DP : Un petit nombre d’entre eux y aspirent, mais il s’agit plus d’une idée que d’un projet. Ce sujet sert davantage à mobiliser les musulmans contre Israël qu’à représenter une menace réelle.

Voici comment l’organisation « The Third Temple » [Le Troisième Temple] envisage le Troisième Temple.

Actualitica : Si cela se produisait, le monde musulman tout entier se soulèverait-il et attaquerait-il Israël ?

DP : Pas tout à fait mais, si l’on se souvient de la réaction à l’incendie criminel de la mosquée Al-Aqsa le 21 août 1969 (j’étais en Israël à l’époque), la destruction des lieux saints islamiques sur le Mont du Temple aurait des conséquences considérables et terribles.

Actualitica : Que pensez-vous du projet de Trump de « prendre le contrôle » de la bande de Gaza et d’en faire la « Riviera du Moyen-Orient » ?

DP : C’est complètement absurde. Les troupes américaines vont-elles expulser jusqu’à deux millions de Gazaouis ? Pouvez-vous me citer un pays qui les accepterait ? Dites-moi qui investirait dans la bande de Gaza récemment vidée de ses habitants. Cette absurdité est en partie le reflet du passé de Trump dans l’immobilier, la preuve de son ignorance et la confirmation qu’il raconte n’importe quoi.

Actualitica : Les Palestiniens représentent environ la moitié de la population jordanienne. La reine Rania est également d’origine palestinienne. Pourquoi la Jordanie ne pourrait-elle pas devenir la Palestine ?

DP : Le sionisme, mouvement qui traduit concrètement le désir millénaire des Juifs pour Jérusalem et la Terre d’Israël, a profondément influencé les Palestiniens qui, désormais, considèrent eux aussi la terre située à l’ouest du Jourdain comme sacrée et historique. Après 150 ans de sionisme et presque aussi longtemps de son pendant musulman, l’idée que les Palestiniens acceptent Amman comme substitut de Jérusalem relève du pure fantasme.

Actualitica : En dépit de ses origines liées à Al-Qaïda, l’organisation Hayʼat Tahrir al-Cham (HTC) peut-elle apporter la paix en Syrie et réunifier un pays fracturé ?
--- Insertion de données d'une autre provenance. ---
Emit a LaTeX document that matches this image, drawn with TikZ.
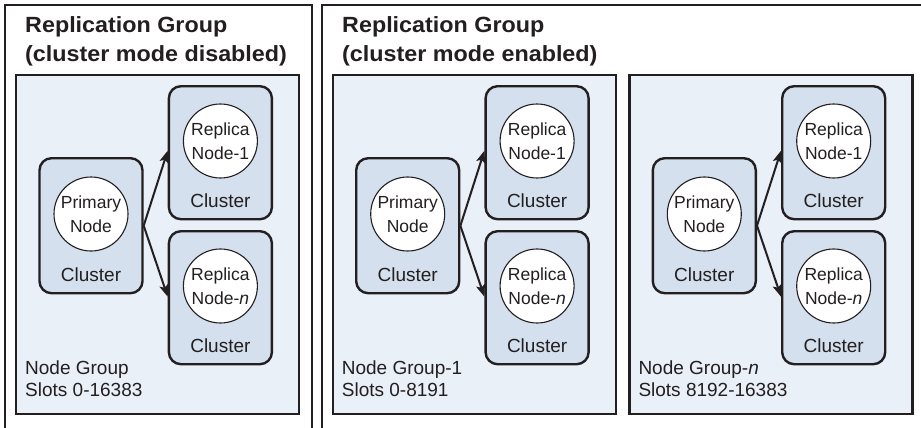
\documentclass[tikz,border=0pt]{standalone}
\usepackage{fontspec}
\setmainfont{Liberation Sans}
\newfontfamily\headfont[FakeStretch=1.06]{Liberation Sans Bold}
\usetikzlibrary{arrows.meta}

\definecolor{groupfill}{HTML}{E9F0F8}
\definecolor{clusterfill}{HTML}{D4E0EE}
\definecolor{ink}{HTML}{231F20}

\tikzset{
  frameline/.style={draw=ink, line width=2.3pt},
  groupbox/.style={draw=ink, fill=groupfill, line width=2.3pt,
    minimum width=283pt, minimum height=339pt, inner sep=0pt},
  clusterbox/.style={draw=ink, fill=clusterfill, line width=2.4pt,
    rounded corners=12pt, minimum width=103pt, inner sep=0pt},
  ringnode/.style={circle, draw=ink, fill=white, line width=1.1pt,
    minimum size=74pt, inner sep=0pt, align=center,
    font=\fontsize{17.5}{23.5}\selectfont, text=ink},
  clusterlabel/.style={font=\fontsize{19}{22}\selectfont, text=ink, inner sep=0pt},
  grouplabel/.style={font=\fontsize{19}{22}\selectfont, text=ink, inner sep=0pt},
  headtext/.style={font=\headfont\fontsize{22}{29}\selectfont, text=ink, inner sep=0pt},
  flow/.style={draw=ink, line width=2pt,
    -{Stealth[length=12pt, width=9pt, inset=2.5pt]}},
}

% One node group: #1 name prefix, #2 left edge, #3 and #4 the two label lines
\newcommand\drawnodegroup[4]{%
  \node[groupbox, anchor=north west] (#1g) at (#2,74) {};
  \node[clusterbox, anchor=north west, minimum height=135pt] (#1p) at (#2+23.3,157) {};
  \node[clusterbox, anchor=north west, minimum height=133pt] (#1a) at (#2+152.7,85) {};
  \node[clusterbox, anchor=north west, minimum height=133pt] (#1b) at (#2+152.7,230) {};
  \node[ringnode] (#1pc) at ([yshift=-57pt]#1p.north) {Primary\\Node};
  \node[ringnode] (#1ac) at ([yshift=-56pt]#1a.north) {Replica\\Node-1};
  \node[ringnode] (#1bc) at ([yshift=-56pt]#1b.north) {Replica\\Node-\textit{n}};
  \node[clusterlabel, anchor=base] (#1pl) at ([yshift=13pt]#1p.south) {Cluster};
  \node[clusterlabel, anchor=base] (#1al) at ([yshift=13pt]#1a.south) {Cluster};
  \node[clusterlabel, anchor=base] (#1bl) at ([yshift=13pt]#1b.south) {Cluster};
  \draw[flow] (#1p.east) -- ([yshift=2pt]#1a.west);
  \draw[flow] (#1p.east) -- ([yshift=1pt]#1b.west);
  \node[grouplabel, anchor=base west] (#1n) at (#2+10,374.5) {#3};
  \node[grouplabel, anchor=base west] (#1s) at (#2+10,396.8) {#4};
}

\begin{document}
\begin{tikzpicture}[x=1pt, y=-1pt]
  \useasboundingbox (0,0) rectangle (921,428);
  \fill[white] (0,0) rectangle (921,428);

  % outer frames, open at the bottom (and at the right for the second one)
  \draw[frameline] (5,430) -- (5,5) -- (312,5) -- (312,430);
  \draw[frameline] (322,430) -- (322,5) -- (923,5);

  % headings
  \node[headtext, anchor=base west] (h1a) at (25,33) {Replication Group};
  \node[headtext, anchor=base west] (h1b) at (25,62) {(cluster mode disabled)};
  \node[headtext, anchor=base west] (h2a) at (342,33) {Replication Group};
  \node[headtext, anchor=base west] (h2b) at (342,62) {(cluster mode enabled)};

  \drawnodegroup{l}{15}{Node Group}{Slots 0-16383}
  \drawnodegroup{m}{331.7}{Node Group-1}{Slots 0-8191}
  \drawnodegroup{r}{628.3}{Node Group-\textit{n}}{Slots 8192-16383}
\end{tikzpicture}
\end{document}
DP : Je suis pessimiste et ce, pour deux raisons : l’idéologie islamiste de HTC lui aliène de nombreux Syriens et le président turc Recep Tayyip Erdoğan nourrit des ambitions inquiétantes pour une Syrie anarchique où, libéré des institutions et des lois turques, il pourrait construire en toute liberté un État client djihadiste.

Actualitica : Une normalisation entre l’État d’Israël et la République islamique d’Iran est-elle possible ?

DP : C’est très peu probable car Khomeini a fait de l’antisionisme un élément fondamental de la vision et du programme de la République islamique, un élément qui, 50 ans plus tard, demeure inchangé. En revanche, ce qui viendra après la République islamique fera probablement de la normalisation avec Israël une priorité. Ceci dit, le changement est permanent et les autocraties sont particulièrement imprévisibles. Le successeur de Khamenei pourrait donc vraisemblablement mettre un terme au poison antisioniste.